My kitchen’s always a disaster, but somehow, saag paneer (spinach puree, cubes of paneer, a chaotic spice blend) comes together faster than delivery. I swap in tofu sometimes, but twice now I’ve pressed tofu and then realized I forgot lemon. Guess it’s “fusion.” Not chasing authenticity points—leave that for YouTube.

Aloo gobi should be a default by now. Cauliflower, potato, turmeric, amchur—done. When I run out of cilantro, I just throw in frozen peas or whatever greens are dying in the fridge. Sometimes it’s better that way. I scroll Dassana’s Veg Recipes and realize I’ve already failed and loved most of these.

Bhindi masala? Half my friends won’t touch okra. I dry-fry it with garam masala, chili, and tomatoes, and if it gets slimy, I pretend it didn’t. Nobody warned me how much amchur changes the whole thing—seriously, why isn’t that on the label?

Side Dishes and Refreshing Salads

Chutneys get ignored, but I’d rather skip a main than serve dinner without mint chutney. My blender hates me, and I never get the mint-to-cilantro ratio right. Usually, I just throw in handfuls and hope for the best. If it’s green, it’s fine. Family eats it with everything, so who’s counting?

Raita is idiot-proof unless you’re lactose-intolerant (coconut yogurt is my fallback). Yogurt, cucumber, cumin, sometimes beetroot if I want it to look weird and festive. Side salads? Onion, lemon, black salt—most people are impressed. The Plant-Based School’s Indian vegetarian lineup says you need more, but do you really? Midnight inspiration only leads to mess.

And watermelon with chaat masala? Should be everywhere. Except in tea. That’s just wrong.

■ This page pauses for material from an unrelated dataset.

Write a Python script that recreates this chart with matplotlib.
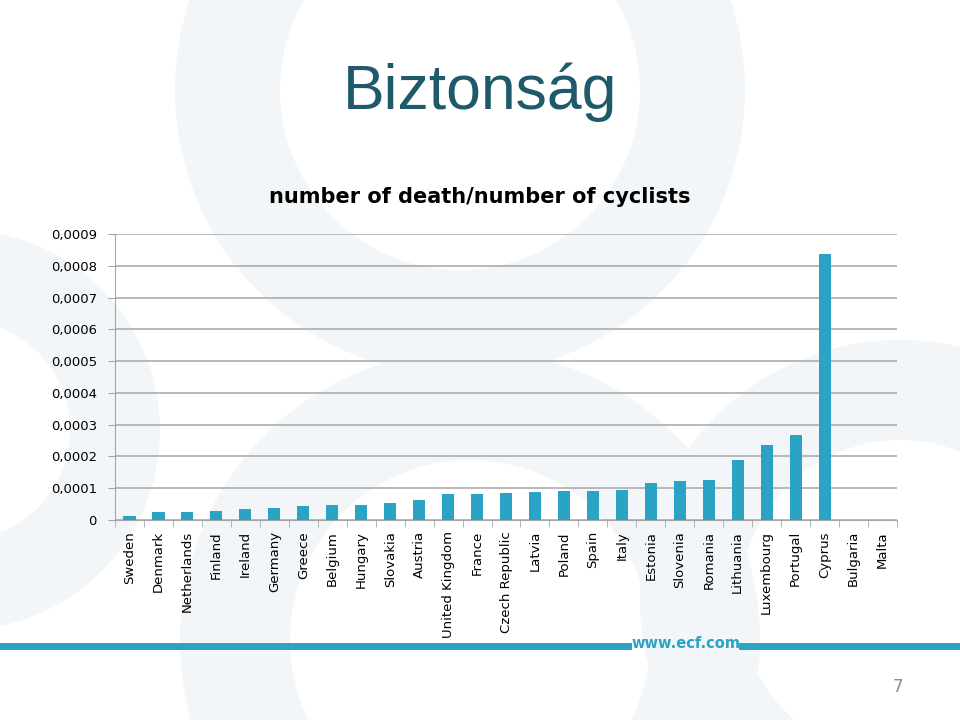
import numpy as np
import matplotlib
matplotlib.use("Agg")
import matplotlib.pyplot as plt
from matplotlib.patches import Wedge
from matplotlib.ticker import FuncFormatter, MultipleLocator

countries = ["Sweden", "Denmark", "Netherlands", "Finland", "Ireland", "Germany",
             "Greece", "Belgium", "Hungary", "Slovakia", "Austria", "United Kingdom",
             "France", "Czech Republic", "Latvia", "Poland", "Spain", "Italy",
             "Estonia", "Slovenia", "Romania", "Lithuania", "Luxembourg", "Portugal",
             "Cyprus", "Bulgaria", "Malta"]
death_rate = [0.000012, 0.000024, 0.000026, 0.000027, 0.000035, 0.000037,
              0.000043, 0.000047, 0.000048, 0.000053, 0.000064, 0.000081,
              0.000083, 0.000084, 0.000087, 0.000091, 0.000092, 0.000093,
              0.000115, 0.000124, 0.000126, 0.000190, 0.000236, 0.000266,
              0.000836, 0.0, 0.0]

teal = "#2BA3C4"
fig = plt.figure(figsize=(9.6, 7.2), dpi=100)
fig.patch.set_facecolor("white")

# faint background rings of the slide template
bg = fig.add_axes([0, 0, 1, 1], zorder=-10)
bg.set_xlim(0, 960)
bg.set_ylim(720, 0)
bg.axis("off")
ring = "#F2F6F8"
bg.add_patch(Wedge((460, 90), 285, 0, 360, width=105, color=ring, lw=0))
bg.add_patch(Wedge((470, 640), 290, 0, 360, width=110, color=ring, lw=0))
bg.add_patch(Wedge((900, 600), 260, 0, 360, width=100, color=ring, lw=0))
bg.add_patch(Wedge((-40, 430), 200, 0, 360, width=90, color=ring, lw=0))

fig.text(0.5, 0.872, "Biztonság", ha="center", va="center",
         fontsize=45, color="#1F5A6A", family="Liberation Sans")
fig.text(0.5, 0.727, "number of death/number of cyclists", ha="center", va="center",
         fontsize=15, fontweight="bold", color="black")

ax = fig.add_axes([0.1198, 0.2778, 0.8146, 0.3972])
ax.patch.set_alpha(0)
x = np.arange(len(countries))
ax.bar(x, death_rate, width=0.42, color=teal, zorder=3)
ax.set_xlim(-0.5, len(countries) - 0.5)
ax.set_ylim(0, 0.0009)
ax.yaxis.set_major_locator(MultipleLocator(0.0001))
ax.yaxis.set_major_formatter(FuncFormatter(
    lambda v, p: "0" if abs(v) < 1e-12 else ("%.4f" % v).replace(".", ",")))
ax.grid(axis="y", color="#A6A6A6", lw=1.1, zorder=0)
for s in ["top", "right"]:
    ax.spines[s].set_visible(False)
ax.spines["left"].set_color("#A6A6A6")
ax.spines["bottom"].set_color("#A6A6A6")
ax.tick_params(axis="y", colors="#A6A6A6", labelcolor="black", labelsize=9.5,
               length=5, direction="out", pad=8)
ax.set_xticks(x)
ax.set_xticklabels(countries, rotation=90, fontsize=9.5)
ax.tick_params(axis="x", length=0, pad=8)
ax.set_xticks(np.arange(len(countries) + 1) - 0.5, minor=True)
ax.tick_params(axis="x", which="minor", length=5, color="#A6A6A6")

# footer band
fig.add_artist(plt.Line2D([0, 628 / 960], [1 - 646 / 720] * 2, color=teal, lw=5))
fig.add_artist(plt.Line2D([742 / 960, 1], [1 - 646 / 720] * 2, color=teal, lw=5))
fig.text(686 / 960, 1 - 644 / 720, "www.ecf.com", ha="center", va="center",
         fontsize=10.5, fontweight="bold", color=teal)
fig.text(898 / 960, 1 - 687 / 720, "7", ha="center", va="center",
         fontsize=12, color="#8C8C8C")

fig.savefig("out.png", dpi=100)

Vegan Alternatives for Classics

Anyone who says vegan Indian food is “limiting” has never tried to swap ghee for olive oil at midnight. I use coconut cream, oat milk, tofu, vegan butter—whatever’s in the fridge. If it curdles, it’s “rustic.” Most recipes work fine vegan: chana masala, dal, dosas. No big deal.

Saag paneer becomes saag tofu, and purists lose their minds. I press tofu, fry it quick, and only ruin it if I get distracted by my phone. Rainbow Plant Life’s vegan Indian round-up has more substitutions than I have fridge space. Even my nutritionist cousin admits some are actually healthy.

“Restaurant flavor” is a joke. Most places just dump in sugar and cream. At home, it’s all about the spices, ginger, and stubbornness. If I blend tamarind paste and cashews into a curry, nobody asks what’s missing—they just eat.